Brazil is stepping up efforts to shrink a widening budget gap by cutting spending and raising taxes on banks.
The government is freezing 69.9 billion reais ($22.6 billion) in spending from this year’s budget, the Budget Ministry said on Friday. It made the announcement hours after the government said it would raise taxes on profits at banks, brokerages and credit-card processors to 20 percent from 15 percent.
President Dilma Rousseff is trying to rein in the largest budget gap in 16 years that threatens Brazil’s investment grade. While Friday’s measures will help, the slowing economy and reluctance among lawmakers to approve tax increases and cuts to labor benefits are hindering her efforts, Newton Rosa, chief economist at Sul America Investimentos Dtvm SA, said.
“Whether the freeze will be enough is a question mark,” he said. “You can’t work miracles in a budget where 90 percent is earmarked.
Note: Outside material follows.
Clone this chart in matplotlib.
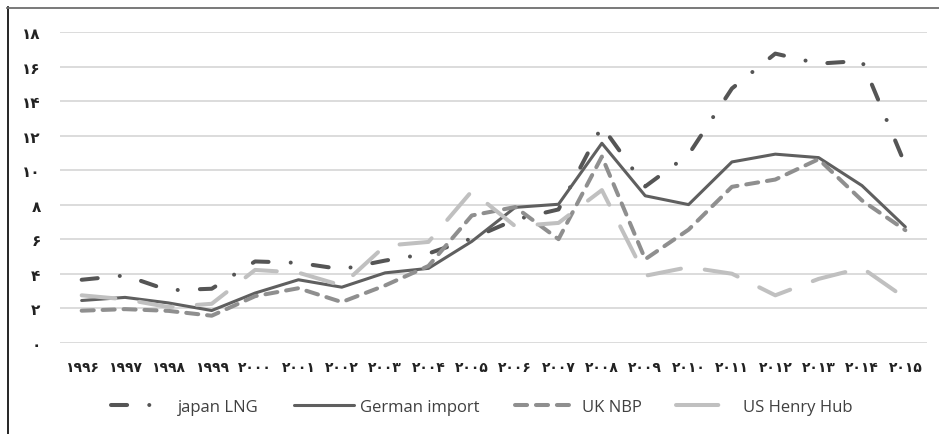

There is limited discretionary space.”
Stocks in Brazil’s largest banks fell sharply on Friday after the government raised taxes on industry profits, sending the benchmark Ibovespa index down 1.3 percent on the day. The index fell 5 percent this week, the worst decline since December.
In the currency markets, the real dropped as much as 2.1 percent and ended the day at 3.09 per U.S. dollar. The cost to insure the nation’s debt for five years rose less than 1 basis point to 222 basis points.